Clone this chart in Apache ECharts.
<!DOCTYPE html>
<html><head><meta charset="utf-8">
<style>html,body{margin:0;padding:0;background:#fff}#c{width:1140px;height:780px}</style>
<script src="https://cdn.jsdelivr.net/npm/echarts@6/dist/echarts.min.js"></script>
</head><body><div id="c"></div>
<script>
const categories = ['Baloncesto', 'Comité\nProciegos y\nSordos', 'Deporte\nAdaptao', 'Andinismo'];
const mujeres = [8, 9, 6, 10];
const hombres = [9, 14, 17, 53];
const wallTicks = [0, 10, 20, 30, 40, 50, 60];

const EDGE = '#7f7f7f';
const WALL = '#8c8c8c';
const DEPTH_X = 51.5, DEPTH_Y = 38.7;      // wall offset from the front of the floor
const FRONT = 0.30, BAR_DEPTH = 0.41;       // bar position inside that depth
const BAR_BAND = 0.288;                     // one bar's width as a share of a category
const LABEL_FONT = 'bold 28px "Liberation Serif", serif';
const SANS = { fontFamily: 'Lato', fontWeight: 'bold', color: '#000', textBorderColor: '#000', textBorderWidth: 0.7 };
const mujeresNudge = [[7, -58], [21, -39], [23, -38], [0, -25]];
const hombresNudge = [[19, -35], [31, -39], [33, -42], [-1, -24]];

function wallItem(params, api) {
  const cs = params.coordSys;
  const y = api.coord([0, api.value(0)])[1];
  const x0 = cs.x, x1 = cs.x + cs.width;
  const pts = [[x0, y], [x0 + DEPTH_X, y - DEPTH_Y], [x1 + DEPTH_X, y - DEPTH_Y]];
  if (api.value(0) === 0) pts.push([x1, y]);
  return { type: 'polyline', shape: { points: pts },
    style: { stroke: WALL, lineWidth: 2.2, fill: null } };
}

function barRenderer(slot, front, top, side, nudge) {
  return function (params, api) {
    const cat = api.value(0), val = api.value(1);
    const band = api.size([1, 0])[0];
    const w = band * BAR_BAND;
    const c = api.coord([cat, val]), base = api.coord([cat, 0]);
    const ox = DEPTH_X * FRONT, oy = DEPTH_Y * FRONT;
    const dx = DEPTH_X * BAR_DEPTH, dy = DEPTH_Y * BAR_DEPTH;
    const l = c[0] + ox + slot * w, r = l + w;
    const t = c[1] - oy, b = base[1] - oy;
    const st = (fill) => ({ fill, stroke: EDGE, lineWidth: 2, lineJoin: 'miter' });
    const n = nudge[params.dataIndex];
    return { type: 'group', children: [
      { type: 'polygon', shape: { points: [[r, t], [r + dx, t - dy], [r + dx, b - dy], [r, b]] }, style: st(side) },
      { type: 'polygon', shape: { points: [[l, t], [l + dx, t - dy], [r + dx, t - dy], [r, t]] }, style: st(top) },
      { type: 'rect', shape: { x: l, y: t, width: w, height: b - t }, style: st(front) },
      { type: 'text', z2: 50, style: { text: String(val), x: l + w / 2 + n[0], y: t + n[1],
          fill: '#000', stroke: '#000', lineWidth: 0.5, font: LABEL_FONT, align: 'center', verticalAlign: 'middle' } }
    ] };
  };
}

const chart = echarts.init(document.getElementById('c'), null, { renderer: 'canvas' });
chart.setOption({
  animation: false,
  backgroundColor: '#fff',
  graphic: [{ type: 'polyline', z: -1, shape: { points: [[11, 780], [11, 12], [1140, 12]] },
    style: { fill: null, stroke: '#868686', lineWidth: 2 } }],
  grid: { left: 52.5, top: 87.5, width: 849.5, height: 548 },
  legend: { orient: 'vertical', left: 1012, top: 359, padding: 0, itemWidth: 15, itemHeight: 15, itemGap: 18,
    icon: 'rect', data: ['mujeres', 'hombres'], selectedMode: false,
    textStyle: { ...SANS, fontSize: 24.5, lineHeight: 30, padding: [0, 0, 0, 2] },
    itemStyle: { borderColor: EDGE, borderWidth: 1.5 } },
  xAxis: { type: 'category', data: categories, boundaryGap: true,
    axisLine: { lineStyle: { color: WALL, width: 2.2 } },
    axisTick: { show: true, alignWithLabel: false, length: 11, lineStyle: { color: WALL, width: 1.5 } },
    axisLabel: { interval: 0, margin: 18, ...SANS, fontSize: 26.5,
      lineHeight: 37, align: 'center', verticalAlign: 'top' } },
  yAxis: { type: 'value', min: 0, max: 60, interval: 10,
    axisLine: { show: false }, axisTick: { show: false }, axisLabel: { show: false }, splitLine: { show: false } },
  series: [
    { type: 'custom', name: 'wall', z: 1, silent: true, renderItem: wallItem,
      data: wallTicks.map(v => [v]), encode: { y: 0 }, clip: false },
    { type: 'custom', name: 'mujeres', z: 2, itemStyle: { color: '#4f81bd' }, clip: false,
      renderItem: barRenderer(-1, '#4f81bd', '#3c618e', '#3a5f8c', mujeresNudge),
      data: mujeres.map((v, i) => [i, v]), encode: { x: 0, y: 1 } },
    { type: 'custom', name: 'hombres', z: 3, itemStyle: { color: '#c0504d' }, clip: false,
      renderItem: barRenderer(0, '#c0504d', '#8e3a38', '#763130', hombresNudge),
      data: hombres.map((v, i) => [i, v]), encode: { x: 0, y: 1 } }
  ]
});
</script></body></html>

#####

TASK DESCRIPTION: Output the complete data exactly as written.

OUTPUT BELOW:
Clone this chart in Apache ECharts.
<!DOCTYPE html>
<html><head><meta charset="utf-8">
<style>html,body{margin:0;padding:0;background:#fff}#c{width:1140px;height:780px}</style>
<script src="https://cdn.jsdelivr.net/npm/echarts@6/dist/echarts.min.js"></script>
</head><body><div id="c"></div>
<script>
const categories = ['Baloncesto', 'Comité\nProciegos y\nSordos', 'Deporte\nAdaptao', 'Andinismo'];
const mujeres = [8, 9, 6, 10];
const hombres = [9, 14, 17, 53];
const wallTicks = [0, 10, 20, 30, 40, 50, 60];

const EDGE = '#7f7f7f';
const WALL = '#8c8c8c';
const DEPTH_X = 51.5, DEPTH_Y = 38.7;      // wall offset from the front of the floor
const FRONT = 0.30, BAR_DEPTH = 0.41;       // bar position inside that depth
const BAR_BAND = 0.288;                     // one bar's width as a share of a category
const LABEL_FONT = 'bold 28px "Liberation Serif", serif';
const SANS = { fontFamily: 'Lato', fontWeight: 'bold', color: '#000', textBorderColor: '#000', textBorderWidth: 0.7 };
const mujeresNudge = [[7, -58], [21, -39], [23, -38], [0, -25]];
const hombresNudge = [[19, -35], [31, -39], [33, -42], [-1, -24]];

function wallItem(params, api) {
  const cs = params.coordSys;
  const y = api.coord([0, api.value(0)])[1];
  const x0 = cs.x, x1 = cs.x + cs.width;
  const pts = [[x0, y], [x0 + DEPTH_X, y - DEPTH_Y], [x1 + DEPTH_X, y - DEPTH_Y]];
  if (api.value(0) === 0) pts.push([x1, y]);
  return { type: 'polyline', shape: { points: pts },
    style: { stroke: WALL, lineWidth: 2.2, fill: null } };
}

function barRenderer(slot, front, top, side, nudge) {
  return function (params, api) {
    const cat = api.value(0), val = api.value(1);
    const band = api.size([1, 0])[0];
    const w = band * BAR_BAND;
    const c = api.coord([cat, val]), base = api.coord([cat, 0]);
    const ox = DEPTH_X * FRONT, oy = DEPTH_Y * FRONT;
    const dx = DEPTH_X * BAR_DEPTH, dy = DEPTH_Y * BAR_DEPTH;
    const l = c[0] + ox + slot * w, r = l + w;
    const t = c[1] - oy, b = base[1] - oy;
    const st = (fill) => ({ fill, stroke: EDGE, lineWidth: 2, lineJoin: 'miter' });
    const n = nudge[params.dataIndex];
    return { type: 'group', children: [
      { type: 'polygon', shape: { points: [[r, t], [r + dx, t - dy], [r + dx, b - dy], [r, b]] }, style: st(side) },
      { type: 'polygon', shape: { points: [[l, t], [l + dx, t - dy], [r + dx, t - dy], [r, t]] }, style: st(top) },
      { type: 'rect', shape: { x: l, y: t, width: w, height: b - t }, style: st(front) },
      { type: 'text', z2: 50, style: { text: String(val), x: l + w / 2 + n[0], y: t + n[1],
          fill: '#000', stroke: '#000', lineWidth: 0.5, font: LABEL_FONT, align: 'center', verticalAlign: 'middle' } }
    ] };
  };
}

const chart = echarts.init(document.getElementById('c'), null, { renderer: 'canvas' });
chart.setOption({
  animation: false,
  backgroundColor: '#fff',
  graphic: [{ type: 'polyline', z: -1, shape: { points: [[11, 780], [11, 12], [1140, 12]] },
    style: { fill: null, stroke: '#868686', lineWidth: 2 } }],
  grid: { left: 52.5, top: 87.5, width: 849.5, height: 548 },
  legend: { orient: 'vertical', left: 1012, top: 359, padding: 0, itemWidth: 15, itemHeight: 15, itemGap: 18,
    icon: 'rect', data: ['mujeres', 'hombres'], selectedMode: false,
    textStyle: { ...SANS, fontSize: 24.5, lineHeight: 30, padding: [0, 0, 0, 2] },
    itemStyle: { borderColor: EDGE, borderWidth: 1.5 } },
  xAxis: { type: 'category', data: categories, boundaryGap: true,
    axisLine: { lineStyle: { color: WALL, width: 2.2 } },
    axisTick: { show: true, alignWithLabel: false, length: 11, lineStyle: { color: WALL, width: 1.5 } },
    axisLabel: { interval: 0, margin: 18, ...SANS, fontSize: 26.5,
      lineHeight: 37, align: 'center', verticalAlign: 'top' } },
  yAxis: { type: 'value', min: 0, max: 60, interval: 10,
    axisLine: { show: false }, axisTick: { show: false }, axisLabel: { show: false }, splitLine: { show: false } },
  series: [
    { type: 'custom', name: 'wall', z: 1, silent: true, renderItem: wallItem,
      data: wallTicks.map(v => [v]), encode: { y: 0 }, clip: false },
    { type: 'custom', name: 'mujeres', z: 2, itemStyle: { color: '#4f81bd' }, clip: false,
      renderItem: barRenderer(-1, '#4f81bd', '#3c618e', '#3a5f8c', mujeresNudge),
      data: mujeres.map((v, i) => [i, v]), encode: { x: 0, y: 1 } },
    { type: 'custom', name: 'hombres', z: 3, itemStyle: { color: '#c0504d' }, clip: false,
      renderItem: barRenderer(0, '#c0504d', '#8e3a38', '#763130', hombresNudge),
      data: hombres.map((v, i) => [i, v]), encode: { x: 0, y: 1 } }
  ]
});
</script></body></html>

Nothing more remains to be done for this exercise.